In 2016, almost 28 percent of women who gave birth underwent a cesarean, which is a three-fold increase since the 1980s. This is including the 12.1 percent of the pregnant women who planned a cesarean way before their date of delivery – one in eight – in 2016-2017, which increased from 2015-2016's 11.5 percent. The remainder got a cesarean delivery in emergency.
According to doctors who attended to these women, many of them were advised to have planned cesareans to get around life-threatening complications that a normal delivery would have presented. However, the figures were also indicative of a rising trend among women to opt for their stomach getting sliced instead of having their baby vaginally because they are scared of having a natural childbirth.
Some women have had a horrible experience during the delivery of their first baby as they labored for several days in hospitals that contained overcrowded maternity units.
For instance, 43-year-old actress and presenter Denise van Outen had been so traumatized by stories that family and friends told her her about giving birth the natural way that she decided she would never risk her life and her baby's life by undergoing a natural delivery.
Van Outen had a planned cesarean when she had her now seven-year-old daughter Betsy, whom she raises with her ex-husband, 36-year-old musical theater performer and television actor Lee Stephen Mead.
“My sister had two very traumatic births that ended in an emergency C-section and it put the fear of God in me. And when I got pregnant, I was so stressed. I went for an elective cesarean because my mom almost died giving birth, I saw what my sister went through, and I was so scared,” Van Outen said.
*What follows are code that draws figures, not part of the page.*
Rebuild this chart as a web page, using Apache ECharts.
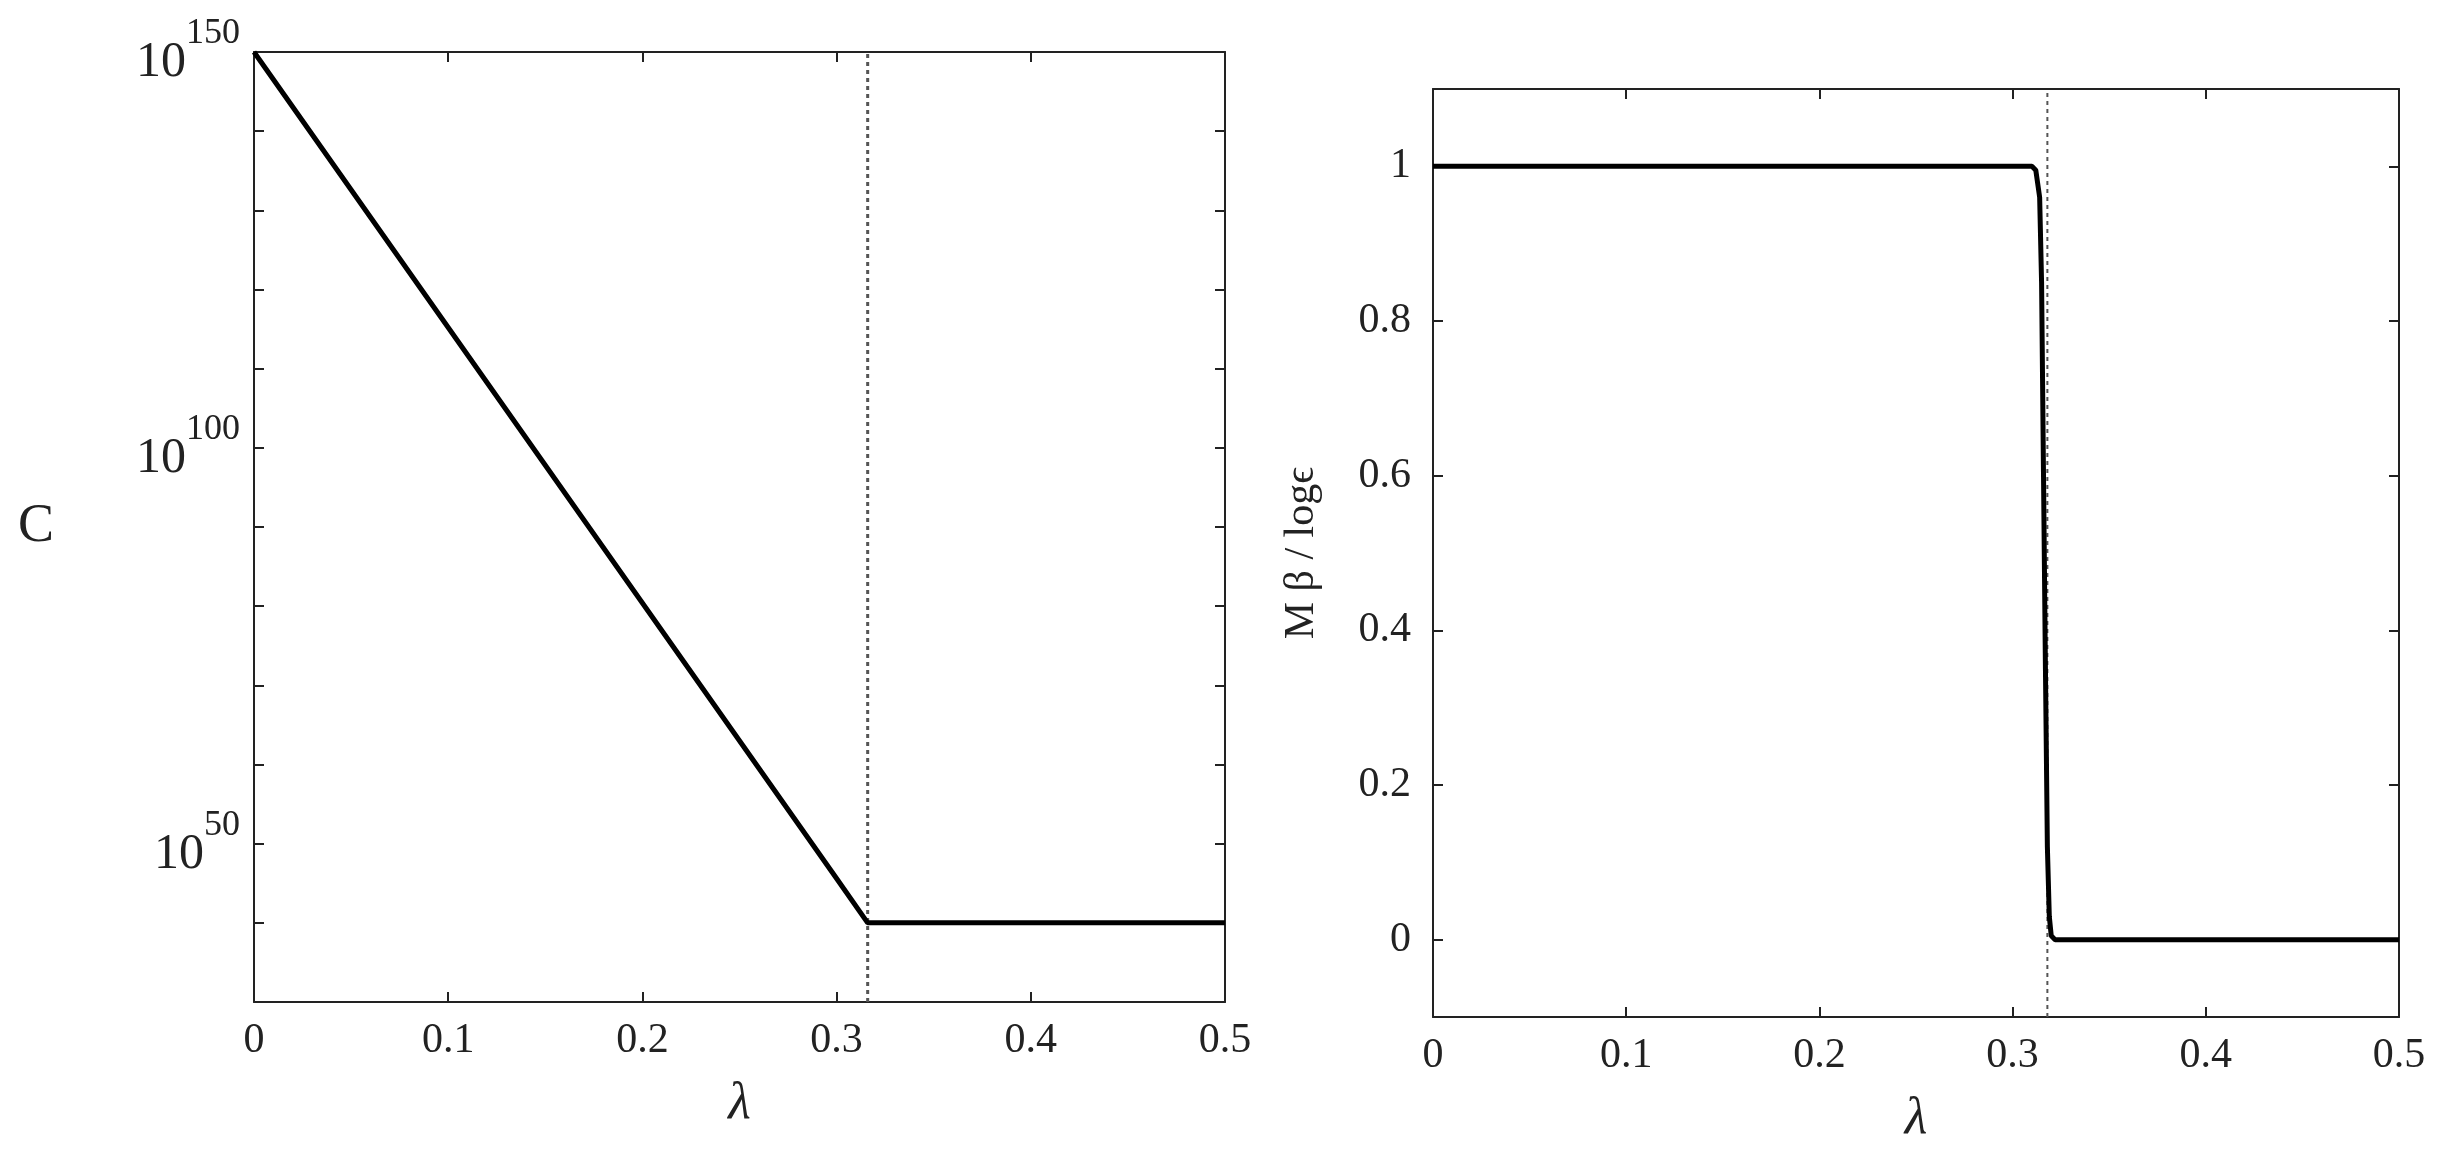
<!DOCTYPE html>
<html>
<head>
<meta charset="utf-8">
<script src="https://cdn.jsdelivr.net/npm/echarts@6/dist/echarts.min.js"></script>
<style>html,body{margin:0;background:#fff}#c{width:2447px;height:1172px}</style>
</head>
<body>
<div id="c"></div>
<script>
// 左图: log10(C) 对 λ
const lamLeft = [0, 0.05, 0.1, 0.15, 0.2, 0.25, 0.3, 0.316, 0.35, 0.4, 0.45, 0.5];
const logC = [150, 132.6, 115.2, 97.8, 80.4, 63.0, 45.6, 40.0, 40.0, 40.0, 40.0, 40.0];
const critLeft = 0.316;
// 右图: Mβ/logϵ 对 λ
const lamRight = [0, 0.1, 0.2, 0.3, 0.31, 0.312, 0.314, 0.315, 0.316, 0.317, 0.318, 0.319, 0.32, 0.322, 0.35, 0.4, 0.5];
const mBeta = [1, 1, 1, 1, 1, 0.995, 0.96, 0.85, 0.6, 0.35, 0.12, 0.03, 0.005, 0, 0, 0, 0];
const critRight = 0.318;
const xTicks = [0, 0.1, 0.2, 0.3, 0.4, 0.5];
const leftTicks = [30, 40, 50, 60, 70, 80, 90, 100, 110, 120, 130, 140, 150];
const leftLabels = [50, 100, 150];
const rightTicks = [0, 0.2, 0.4, 0.6, 0.8, 1];

const font = 'Liberation Serif';
const ink = '#222';
const line = { onZero: false, lineStyle: { color: ink, width: 2 } };
const tick = (vals) => ({ inside: true, length: 10, customValues: vals, lineStyle: { color: ink, width: 2 } });

function xAxes(gi) {
  return [
    { gridIndex: gi, type: 'value', min: 0, max: 0.5, axisLine: line, axisTick: tick(xTicks),
      splitLine: { show: false },
      axisLabel: { customValues: xTicks, margin: 18, fontFamily: font, fontSize: 42, color: ink,
        formatter: v => v === 0 ? '0' : String(+v.toFixed(1)) },
      name: 'λ', nameLocation: 'middle', nameGap: 76,
      nameTextStyle: { fontFamily: font, fontSize: 52, fontStyle: 'italic', color: ink } },
    { gridIndex: gi, type: 'value', position: 'top', min: 0, max: 0.5, axisLine: line,
      axisTick: tick(xTicks), axisLabel: { show: false }, splitLine: { show: false } }
  ];
}

function critLine(x, yMin, yMax, xi, yi, w) {
  return { type: 'line', xAxisIndex: xi, yAxisIndex: yi, showSymbol: false, silent: true, z: 2,
    data: [[x, yMin], [x, yMax]], lineStyle: { color: '#555', type: [4, 4], width: w } };
}

const chart = echarts.init(document.getElementById('c'));
chart.setOption({
  animation: false,
  grid: [
    { left: 254, top: 52, width: 971, height: 950 },
    { left: 1433, top: 89, width: 966, height: 928 }
  ],
  xAxis: [...xAxes(0), ...xAxes(1)],
  yAxis: [
    { gridIndex: 0, type: 'value', min: 30, max: 150, axisLine: line, axisTick: tick(leftTicks),
      splitLine: { show: false },
      axisLabel: { customValues: leftLabels, margin: 14, color: ink,
        formatter: v => '{b|10}{s|' + v + '}',
        rich: { b: { fontFamily: font, fontSize: 50, color: ink, padding: [22, 0, 0, 0] },
                s: { fontFamily: font, fontSize: 36, color: ink, verticalAlign: 'top', padding: [0, 0, 26, 0] } } },
      name: 'C', nameLocation: 'middle', nameGap: 200, nameRotate: 0,
      nameTextStyle: { fontFamily: font, fontSize: 54, color: ink } },
    { gridIndex: 0, type: 'value', position: 'right', min: 30, max: 150, axisLine: line,
      axisTick: tick(leftTicks), axisLabel: { show: false }, splitLine: { show: false } },
    { gridIndex: 1, type: 'value', min: -0.1, max: 1.1, axisLine: line, axisTick: tick(rightTicks),
      splitLine: { show: false },
      axisLabel: { customValues: rightTicks, margin: 22, fontFamily: font, fontSize: 42, color: ink,
        formatter: v => String(+v.toFixed(1)) },
      name: 'M β / logϵ', nameLocation: 'middle', nameGap: 110,
      nameTextStyle: { fontFamily: font, fontSize: 42, color: ink } },
    { gridIndex: 1, type: 'value', position: 'right', min: -0.1, max: 1.1, axisLine: line,
      axisTick: tick(rightTicks), axisLabel: { show: false }, splitLine: { show: false } }
  ],
  series: [
    critLine(critLeft, 30, 150, 0, 0, 3),
    { type: 'line', xAxisIndex: 0, yAxisIndex: 0, showSymbol: false, z: 3,
      data: lamLeft.map((x, i) => [x, logC[i]]), lineStyle: { color: '#000', width: 5 } },
    critLine(critRight, -0.1, 1.1, 2, 2, 2),
    { type: 'line', xAxisIndex: 2, yAxisIndex: 2, showSymbol: false, z: 3,
      data: lamRight.map((x, i) => [x, mBeta[i]]), lineStyle: { color: '#000', width: 5 } }
  ]
});
</script>
</body>
</html>
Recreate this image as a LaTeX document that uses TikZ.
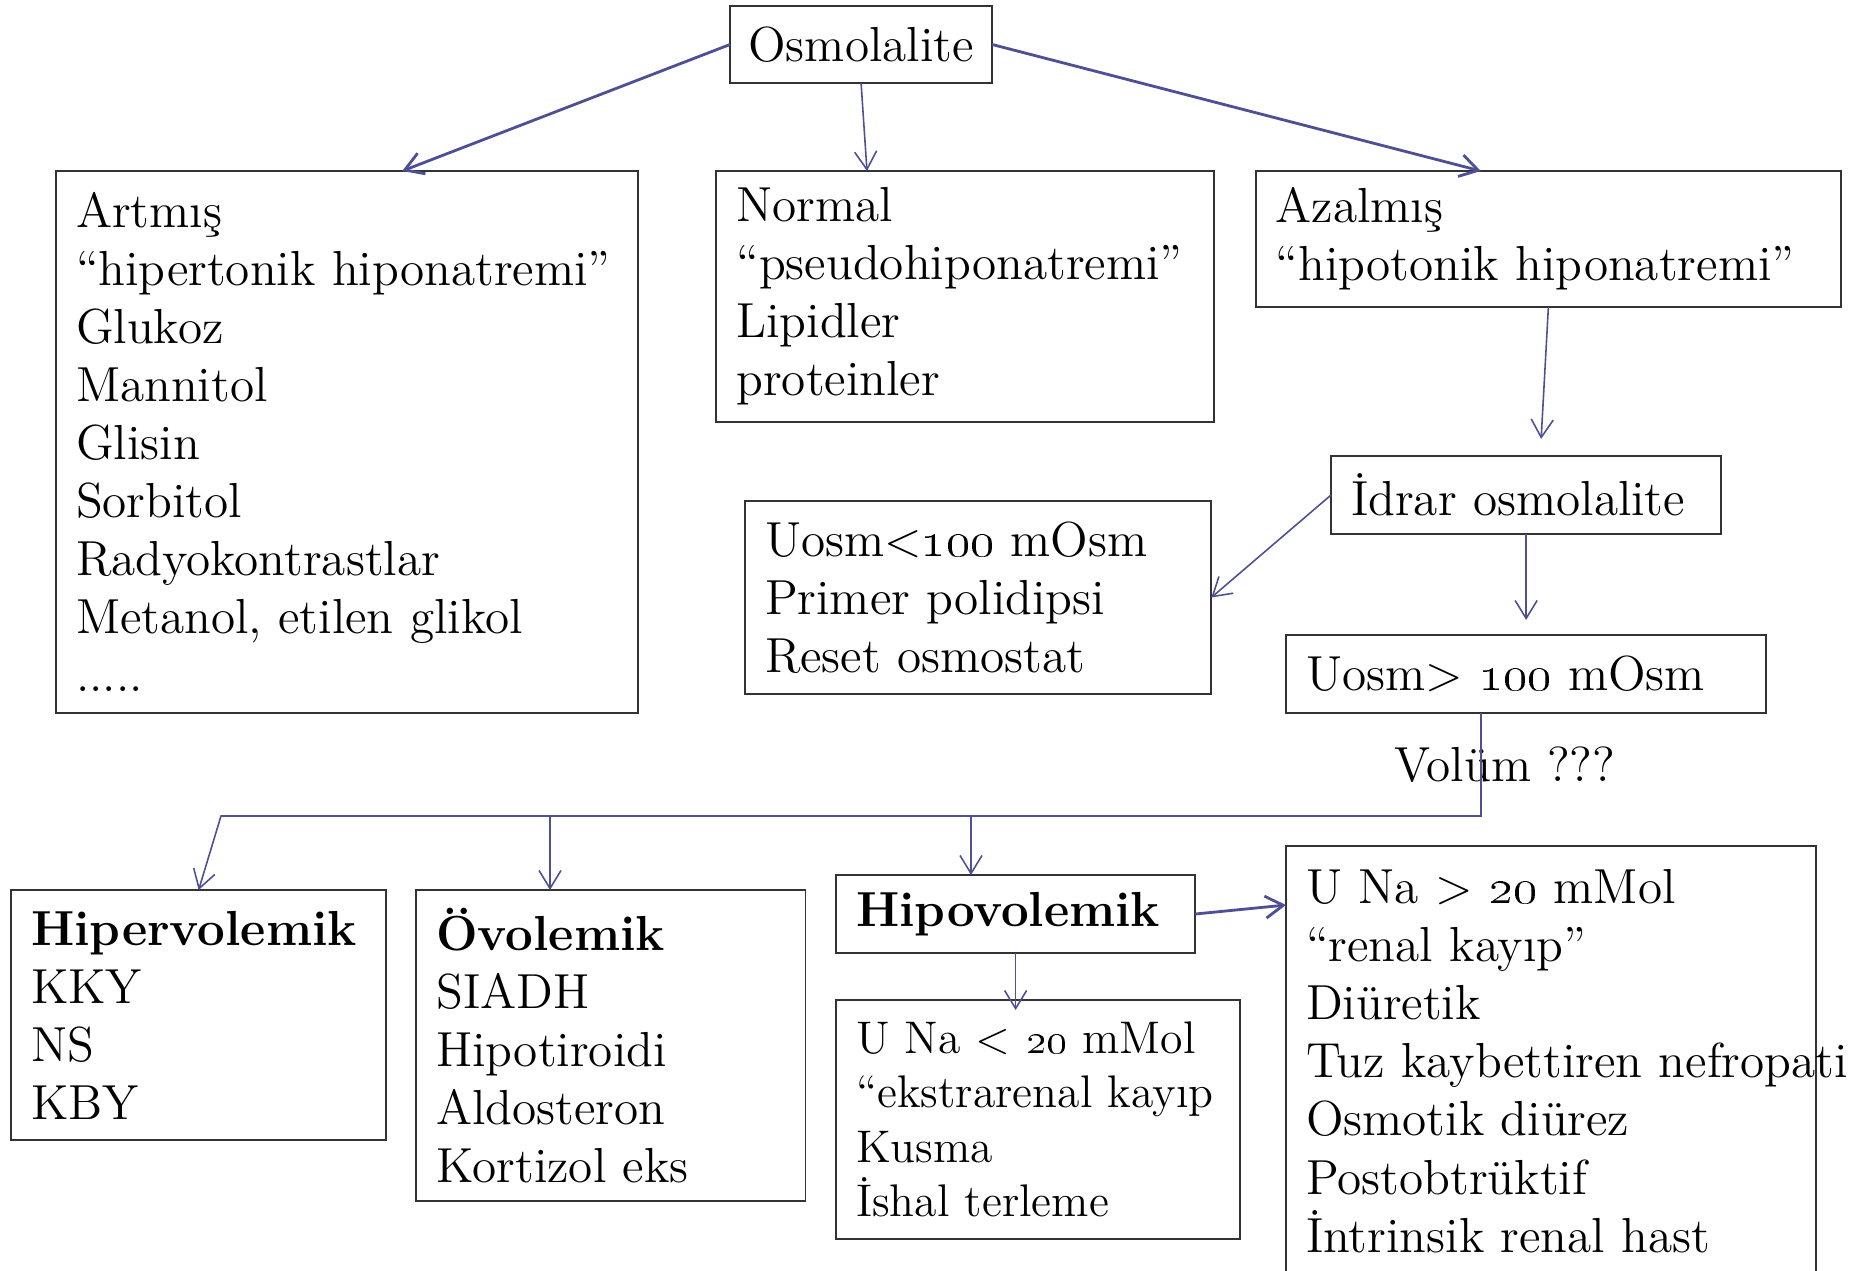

She reiterated her stance of not being sorry that she chose to have birth via having a planned cesarean when she appeared on ITV's Loose Women show in August.
In 2011, the National Institute for Health and Care Excellence (NICE) made a statement that supported this sentiment of pregnant women and released new guidelines that mandated hospitals to offer cesarean services to women who chose to have them instead of the natural way of giving birth.
Shortly before this guidance was issued, some hospitals have reported a 40 percent rise in the number of women who were asking for the procedure in one year.
“These figures reflect the increasing number of complex births due to rising maternal age and obesity, together with more women with pre-existing medical conditions having babies. Together, these factors increase the risk of miscarriage, stillbirth, and a more complicated labor, resulting in medical interventions such as the need for planned or emergency cesarean sections, instrumental vaginal deliveries, and induced labors,” Royal College of Obstetricians and Gynaecologists spokesman Edward Morris said.
Women are normally encouraged to have the C-section if they go beyond two weeks past their due date, although this regulation varies among hospitals. (Related: Caesarean births more than double the risk of infant death vs. normal delivery.)
“While it can feel frustrating to go past a due date, this is only an estimated time. Pregnant women can always talk to their midwives about options including the risks and benefits to them and their babies of inductions, cesareans, and waiting longer for spontaneous labor,” Abi Wood, of the National Childbirth Trust, said.
While undergoing an elective C-section can have its benefits, such as having more control over the operation, knowing the date of operation in advance and so having the ability to plan around it, and taking advantage of the fact that the whole procedure is quick (it usually takes less than 45 minutes in total), it poses grave danger risks, such as the anesthetic causing your blood pressure to drop and giving you the “shakes”.